Margo had a more substantial career than either Parma or Landry, and her Mexican bonafides were impeccable: born in Mexico City in 1917, she came to the U. S. in the early Thirties and was cast in a few films, most famously Lost Horizon. But by the early Forties and Leopard Man her career was in decline. Blacklisted in the 1950s for her activist views, film roles were scarce. She did manage to appear in one prestige production, Viva Zapata (1952). Her last film was Diary of Mad Housewife (1970).
    [6] Isabel’s later years were not always happy. In 1959, she was arrested in Las Vegas for passing bad checks. The bad check was for 37 dollars to be paid to a cab driver. Isabel was again arrested in Los Angeles in 1961 for drunk driving. She was sentenced to five days in jail and she was put on probation as a driver. Isabel Jewell died in Los Angeles, California on April 5, 1972, aged 64. Sources differ on the cause of her death. Some versions say it was suicide by taking an overdose of barbiturates, others claim she died of natural causes due to her lifelong struggle with diabetes.

    [7] Of course it’s not just actors who figure into the mix, but all the creative individuals associated with the Lewton films from 1942 to 1946 – writers, directors, cinematographers, wardrobe designers, editors, set decorators – all of whom brought their own individual, often unconventional, visions to the final product that was the nine unique films that make up the oeuvre.

    [8] Lacking anything in the way of statistical or scientific support, nonetheless I’ll posit an idea, though it tends to undercut my thesis presented above: anecdotal evidence does suggest that a goodly amount of performers from Golden Age Hollywood (Lewton veterans and otherwise), especially those in the lower tiers, ended up living out their sunset years in obscurity, poverty, or in any case greatly reduced circumstances. Indeed, it would seem very few enjoyed a later life of Norma Desmond-like opulence, and many were bitter about the time they spent working in the motion picture industry. In any case their eventual fates were attributable to non-supernatural, eminently human factors.

    In this context it’s interesting to theorize what sort of results we would get if we investigated other studios of the era, especially the small ones. Would there be similarly sad, equivocal, stories? Is the Lewton phenomenon of ill-fated lives and unfulfilled promise inevitable in the entertainment business? In particular one might wonder what kind of results an analysis of that most prominent of Golden Age studios specializing in horror films, Universal, would reveal. Might the darkness of its product be mirrored in careers and lives of its employees, both in front of and behind the camera? Fascinating stuff, and perhaps grist for an enterprising PhD student. Indeed a casual perusal suggests the principle may apply to television as well. As a case in point we may note the original Perry Mason series of the late 50s and early 60s, in which it seems an inordinate amount of guest performers had shortened careers.



Saturday, January 2, 2021

brief candles: Estelita Rodriguez (1928-1966)

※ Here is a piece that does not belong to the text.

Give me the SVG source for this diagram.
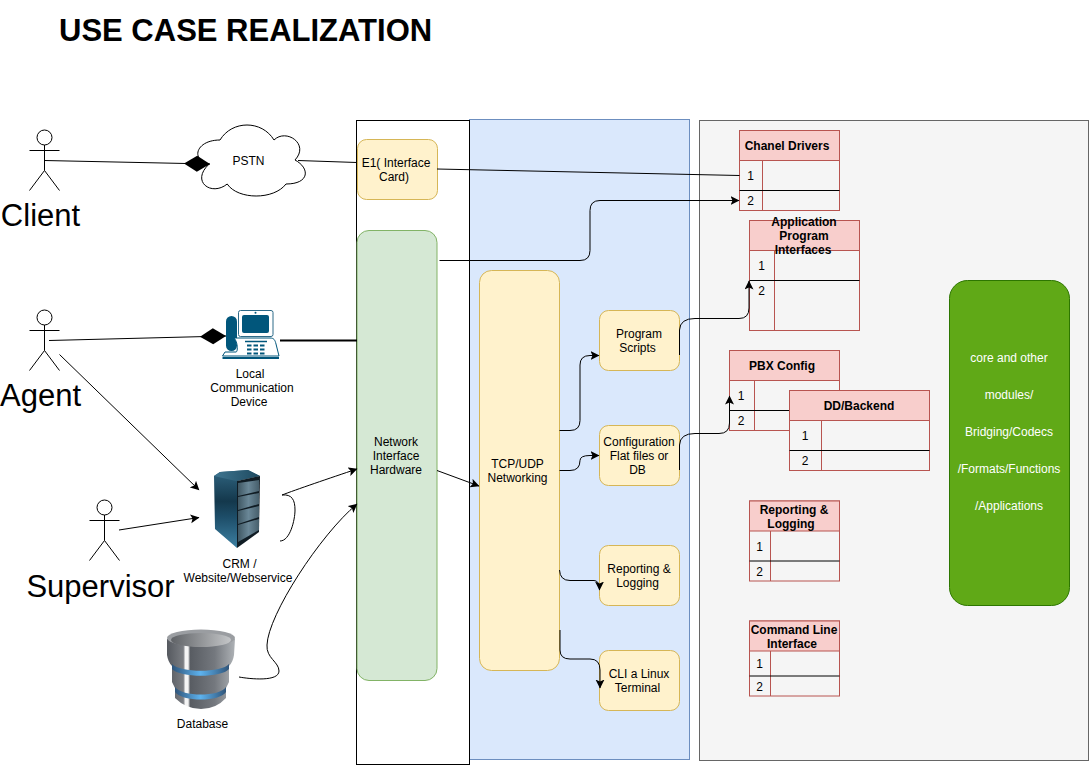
<svg xmlns="http://www.w3.org/2000/svg" width="1090" height="765" viewBox="0 0 1090 765">
<style>
text{font-family:"Liberation Sans",Arial,sans-serif;fill:#000}
.t12{font-size:12px;text-anchor:middle}
.w12{font-size:12px;text-anchor:middle;fill:#fff}
.b12{font-size:12px;font-weight:bold;text-anchor:middle}
.big{font-size:31px;text-anchor:middle}
.y{fill:#fff2cc;stroke:#d6b656}
.tb{fill:none;stroke:#b85450}
.hd{fill:#f8cecc;stroke:#b85450}
.sep{fill:none;stroke:#000}
.act{fill:#fff;stroke:#000;stroke-width:1}
.actl{fill:none;stroke:#000;stroke-width:1}
.c{fill:none;stroke:#000;stroke-width:1}
.ca{fill:none;stroke:#000;stroke-width:1;marker-end:url(#a)}
.cd{fill:none;stroke:#000;stroke-width:1;marker-end:url(#d)}
</style>
<defs>
<marker id="a" markerUnits="userSpaceOnUse" markerWidth="10" markerHeight="10" refX="8.500" refY="4.500" orient="auto"><path d="M0 0L9 4.500L0 9L2 4.500Z" fill="#000"/></marker>
<marker id="d" markerUnits="userSpaceOnUse" markerWidth="28" markerHeight="17" refX="26" refY="8" orient="auto"><path d="M0 8L13 0L26 8L13 16Z" fill="#000"/></marker>
<linearGradient id="srv" x1="0" x2="0" y1="0" y2="1"><stop offset="0" stop-color="#2f6480"/><stop offset=".4" stop-color="#14384c"/><stop offset=".6" stop-color="#1d4d68"/><stop offset="1" stop-color="#3d80a2"/></linearGradient>
<linearGradient id="srvt" x1="0" x2="1" y1="0" y2="0"><stop offset="0" stop-color="#3f7590"/><stop offset="1" stop-color="#1e4a60"/></linearGradient>
<linearGradient id="bay" x1="0" x2="1" y1="0" y2="0"><stop offset="0" stop-color="#3f5763"/><stop offset=".5" stop-color="#6a8797"/><stop offset="1" stop-color="#475f6c"/></linearGradient>
<linearGradient id="dbg" x1="0" x2="1" y1="0" y2="0"><stop offset="0" stop-color="#55595f"/><stop offset=".24" stop-color="#7a7d82"/><stop offset=".27" stop-color="#f4f4f4"/><stop offset=".31" stop-color="#f4f4f4"/><stop offset=".34" stop-color="#585c62"/><stop offset=".7" stop-color="#74787e"/><stop offset="1" stop-color="#aeb2b6"/></linearGradient>
<linearGradient id="dbt" x1="0" x2="1" y1="0" y2="0"><stop offset="0" stop-color="#5f6266"/><stop offset="1" stop-color="#c4c6c8"/></linearGradient>
<linearGradient id="dbb" x1="0" x2="1" y1="0" y2="0"><stop offset="0" stop-color="#30557a"/><stop offset=".5" stop-color="#5db2ee"/><stop offset="1" stop-color="#30557a"/></linearGradient>
</defs>

<text id="title" x="59" y="41" font-size="31" font-weight="bold">USE CASE REALIZATION</text>

<g id="panel-blue"><rect x="469.500" y="119.500" width="220" height="640" fill="#dae8fc" stroke="#6c8ebf"/></g>
<g id="panel-gray"><rect x="699.500" y="120.500" width="389" height="640" fill="#f5f5f5" stroke="#666"/></g>
<g id="panel-white"><rect x="356.500" y="120.500" width="113" height="644" fill="#fff" stroke="#000"/></g>

<g id="actor-client">
<circle class="act" cx="44.500" cy="137.500" r="7.500"/>
<path class="actl" d="M44.500 145V170.500M29.500 150.500H59.500M44.500 170.500L29.500 190.500M44.500 170.500L59.500 190.500"/>
<text class="big" x="40.500" y="226">Client</text>
</g>
<g id="actor-agent">
<circle class="act" cx="44.500" cy="317.500" r="7.500"/>
<path class="actl" d="M44.500 325V350.500M29.500 330.500H59.500M44.500 350.500L29.500 370.500M44.500 350.500L59.500 370.500"/>
<text class="big" x="40.500" y="406">Agent</text>
</g>
<g id="actor-supervisor">
<circle class="act" cx="104.500" cy="507.500" r="7.500"/>
<path class="actl" d="M104.500 515V540.500M89.500 520.500H119.500M104.500 540.500L89.500 560.500M104.500 540.500L119.500 560.500"/>
<text class="big" x="100.500" y="597">Supervisor</text>
</g>

<g id="cloud-pstn">
<path d="M220 140C196 140 190 160 209.200 164C190 181.600 211.600 196.800 227.200 184C238 200 274 200 286 184C310 184 310 168 295 160C310 144 286 128 274 140C262 120 232 120 220 140Z" fill="#fff" stroke="#000"/>
<text class="t12" x="248.500" y="165">PSTN</text>
</g>

<g id="device-phone">
<rect x="238.500" y="310.500" width="34.500" height="26" rx="2" fill="#fff" stroke="#2d6a88"/>
<rect x="242" y="315" width="27" height="18" rx="2" fill="#01567b"/>
<circle cx="255.500" cy="312.800" r="1" fill="#01567b"/>
<rect x="226" y="316" width="11" height="35" rx="5.500" fill="#01567b"/>
<path d="M234 338H270C274 338 275 340 276 344L279 356H222.500L225 352H236C238 352 238 342 234 338Z" fill="#fff" stroke="#01567b"/>
<path d="M222.500 358H279" stroke="#01567b" stroke-width="2" fill="none"/>
<path d="M245 341.500H267" stroke="#01567b" stroke-width="1.500"/>
<path d="M247 345.500H265M247 349.500H265M247 353.500H265" stroke="#01567b" stroke-width="2" stroke-dasharray="4.500 2"/>
<text class="t12" x="250" y="378">Local</text>
<text class="t12" x="252" y="392">Communication</text>
<text class="t12" x="249" y="406">Device</text>
</g>

<g id="device-crm">
<path d="M214 476L220 472L248 470L260 476L237 481V548L215 529Z" fill="url(#srv)"/>
<path d="M214 476L220 472L248 470L260 476L236 481Z" fill="url(#srvt)"/>
<path d="M237 481L260 476L259 532L237 548Z" fill="#101c24"/>
<path d="M238 483L259 480V491L238 496ZM238 497L259 493V504L238 510ZM238 511L259 506V517L238 524ZM238 525L259 519V530L238 542Z" fill="url(#bay)"/>
<text class="t12" x="239.500" y="568">CRM /</text>
<text class="t12" x="238" y="582">Website/Webservice</text>
</g>

<g id="device-database">
<path d="M167 639V655Q168 662 172 666V682L175 688V698Q186 709 201 709Q216 709 226 698V688L229 682V666Q233 662 234 655L235 639Z" fill="url(#dbg)"/>
<ellipse cx="201" cy="638" rx="34" ry="8.500" fill="#9a9da1"/>
<ellipse cx="201" cy="640" rx="30" ry="7" fill="url(#dbt)"/>
<path d="M172 664C180 673 222 673 229 664L229 669C222 678 180 678 172 669Z" fill="url(#dbb)"/>
<path d="M175 687C182 697 220 697 226 687L226 692C220 702 182 702 175 692Z" fill="url(#dbb)"/>
<text class="t12" x="202.500" y="728">Database</text>
</g>

<g id="node-e1">
<rect class="y" x="357.500" y="139.500" width="80" height="60" rx="9"/>
<text class="t12" x="396" y="167">E1( Interface</text>
<text class="t12" x="394" y="181">Card)</text>
</g>
<g id="node-nih">
<rect x="357" y="230.500" width="80" height="450" rx="12" fill="#d5e8d4" stroke="#82b366"/>
<text class="t12" x="396" y="446">Network</text>
<text class="t12" x="396" y="460">Interface</text>
<text class="t12" x="396" y="474">Hardware</text>
</g>
<g id="node-tcp">
<rect class="y" x="479.500" y="270.500" width="80" height="400" rx="12"/>
<text class="t12" x="517.500" y="468">TCP/UDP</text>
<text class="t12" x="517.500" y="482">Networking</text>
</g>
<g id="node-scripts">
<rect class="y" x="599.500" y="310.500" width="80" height="60" rx="9"/>
<text class="t12" x="639" y="338">Program</text>
<text class="t12" x="637.500" y="352">Scripts</text>
</g>
<g id="node-config">
<rect class="y" x="599.500" y="425.500" width="80" height="60" rx="9"/>
<text class="t12" x="639" y="446">Configuration</text>
<text class="t12" x="639" y="460">Flat files or</text>
<text class="t12" x="637.500" y="474">DB</text>
</g>
<g id="node-reporting">
<rect class="y" x="599.500" y="545.500" width="80" height="60" rx="9"/>
<text class="t12" x="639" y="573">Reporting &amp;</text>
<text class="t12" x="637.500" y="587">Logging</text>
</g>
<g id="node-cli">
<rect class="y" x="599.500" y="650.500" width="80" height="60" rx="9"/>
<text class="t12" x="639" y="678">CLI a Linux</text>
<text class="t12" x="637.500" y="692">Terminal</text>
</g>

<g id="table-chanel">
<rect x="739.500" y="130.500" width="100" height="80" fill="#f5f5f5" stroke="#b85450"/>
<rect class="hd" x="739.500" y="130.500" width="100" height="30"/>
<path class="tb" d="M762.500 160.500V210.500"/>
<path class="sep" d="M739.500 190.500H839.500"/>
<text class="b12" x="787" y="150">Chanel Drivers</text>
<text class="t12" x="750.500" y="180">1</text>
<text class="t12" x="750.500" y="205">2</text>
</g>
<g id="table-api">
<rect x="749.500" y="220.500" width="110" height="110" fill="#f5f5f5" stroke="#b85450"/>
<rect class="hd" x="749.500" y="220.500" width="110" height="30"/>
<path class="tb" d="M774.500 250.500V330.500"/>
<path class="sep" d="M749.500 280.500H859.500"/>
<text class="b12" x="804" y="226">Application</text>
<text class="b12" x="804" y="240">Program</text>
<text class="b12" x="803" y="254">Interfaces</text>
<text class="t12" x="761.500" y="270">1</text>
<text class="t12" x="761.500" y="295">2</text>
</g>
<g id="table-pbx">
<rect x="729.500" y="350.500" width="110" height="80" fill="#f5f5f5" stroke="#b85450"/>
<rect class="hd" x="729.500" y="350.500" width="110" height="30"/>
<path class="tb" d="M754.500 380.500V430.500"/>
<path class="sep" d="M729.500 410.500H839.500"/>
<text class="b12" x="782" y="370">PBX Config</text>
<text class="t12" x="741" y="400">1</text>
<text class="t12" x="741" y="425">2</text>
</g>
<g id="table-dd">
<rect x="789.500" y="390.500" width="140" height="80" fill="#f5f5f5" stroke="#b85450"/>
<rect class="hd" x="789.500" y="390.500" width="140" height="30"/>
<path class="tb" d="M821.500 420.500V470.500"/>
<path class="sep" d="M789.500 450.500H929.500"/>
<text class="b12" x="859" y="410">DD/Backend</text>
<text class="t12" x="805" y="440">1</text>
<text class="t12" x="805" y="465">2</text>
</g>
<g id="table-reporting">
<rect x="749.500" y="501" width="90" height="80" fill="#f5f5f5" stroke="#b85450"/>
<rect class="hd" x="749.500" y="501" width="90" height="30"/>
<path class="tb" d="M770.500 531V581"/>
<path class="sep" d="M749.500 561H839.500"/>
<text class="b12" x="794" y="514">Reporting &amp;</text>
<text class="b12" x="791" y="528">Logging</text>
<text class="t12" x="759.500" y="551">1</text>
<text class="t12" x="759.500" y="576">2</text>
</g>
<g id="table-cli">
<rect x="749.500" y="621" width="90" height="75" fill="#f5f5f5" stroke="#b85450"/>
<rect class="hd" x="749.500" y="621" width="90" height="30"/>
<path class="tb" d="M770.500 651V696"/>
<path class="sep" d="M749.500 676H839.500"/>
<text class="b12" x="794" y="634">Command Line</text>
<text class="b12" x="792" y="648">Interface</text>
<text class="t12" x="759.500" y="668">1</text>
<text class="t12" x="759.500" y="691">2</text>
</g>

<g id="node-core">
<rect x="949.500" y="280.500" width="120" height="325" rx="18" fill="#60a917" stroke="#2d7600"/>
<text class="w12" x="1009" y="362">core and other</text>
<text class="w12" x="1009" y="399">modules/</text>
<text class="w12" x="1009" y="436">Bridging/Codecs</text>
<text class="w12" x="1009" y="473">/Formats/Functions</text>
<text class="w12" x="1009" y="510">/Applications</text>
</g>

<g id="connectors">
<path class="cd" d="M44.500 160.500L210 164"/>
<path class="cd" d="M49 340.500L226 336"/>
<path class="c" d="M298 160.500L357 162.500"/>
<path class="c" d="M437 169L739.500 175.500"/>
<path class="c" style="stroke-width:2" d="M280 340.500H357"/>
<path class="ca" d="M439.500 260.500H580Q590 260.500 590 250.500V210.500Q590 200.500 600 200.500H739"/>
<path class="ca" d="M59.500 354.500L199 490"/>
<path class="ca" d="M119 530L199 517.500"/>
<path class="ca" d="M280 541C290 541 295 520 295 510C295 500 292 494 282 495C295 490 330 478 357 469"/>
<path class="ca" d="M239 677C250 679 279 682 279 671C279 662 266 658 267 645C268 615 320 535 357 504"/>
<path class="ca" d="M437 470.500L479 486"/>
<path class="ca" d="M559.500 430.500H570Q580 430.500 580 420.500V365Q580 355.500 590 355.500H599"/>
<path class="ca" d="M559.500 470.500H570Q580 470.500 580 460.500Q580 455.500 590 455.500H599"/>
<path class="ca" d="M559.500 570Q560 580.500 570 580.500H594Q599.500 580.500 599.500 590"/>
<path class="ca" d="M560 630V650Q560 659 570 659H590Q600 659 600 670V688"/>
<path class="ca" d="M679.500 355V330Q680 318.500 695 318.500H739Q749 318.500 749 308V281"/>
<path class="ca" d="M679.500 470V445Q680 433.500 695 433.500H719Q729.500 433.500 729.500 423V396"/>
</g>
</svg>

   On March 12, 1966, singer and film actress Estelita Rodriguez was found dead on the kitchen floor of her home in Van Nuys, California. She was 37 years old [1]. The cause of her death remains undetermined to this day. Accounts vary: tradition maintains that she died of influenza, but other sources cite the possibility of foul play.

   Estelita Rodriguez was Cuban-born, and after being discovered in Havana nightclubs in her teens, moved to New York City with her family in the early 1940s. A few years later she found herself acting in the movies, specializing in Westerns with Roy Rogers. She remained one of the busiest and most popular actresses in the late Forties and early Fifties, albeit always in B pictures. Most of the time she was billed simply as Estelita. But in the early Fifties she more or less left movies altogether: after 1953 she only made two more films [2], one a bonafide classic and one an all-time anti-classic.

   In any event, and in a professional high point of sorts, she appeared in the Howard Hawks/John Wayne epic Rio Bravo. Filmed in 1958, it was her only A-picture, but despite her relatively high billing in the credits her part is a small one [3]. Seven years later her career came to an inglorious end with her appearance in the camp classic Jesse James Meets Frankenstein’s Daughter, in which she essayed the strong willed Mexican peasant girl Juanita. The film is often cited on worst movies of all time lists, but Estelita’s presence, along with that of leading lady Narda Onyx, adds some much needed energy to the absurd premise, slow pacing and otherwise indifferent cast. Alas, Estelita would not live to see her performance: her death occurred a few weeks before the film’s initial release in April 1966 [4].

   Happily there's a fairly generous sampling of Estelita’s Forties and Fifties films on YouTube, and they show her at her best: a polished performer in her peak years with lots of charisma and stage presence. The Estelita renaissance has also gotten a huge boost by the recent publication of the novel Find Me in Havana by Serena Burdick. Based on the true life of Estelita and interviews with daughter Nina, Find me in Havana tells its story through letters the two exchange.

[1] 1928 is given as her official year of birth, though some sources claim the year as early as 1915 or 1913.

[2] To be sure IMDB lists some television credits during those years.

[3] It’s our loss that Estelita doesn't sing in the film, a luxury by the way afforded Dean Martin and Ricky Nelson, who between them had two songs.

[4] Estelita was reportedly working on a cinematic biography of Lupe Velez when she died. In the film she was to portray the famed Mexican film star of the Forties.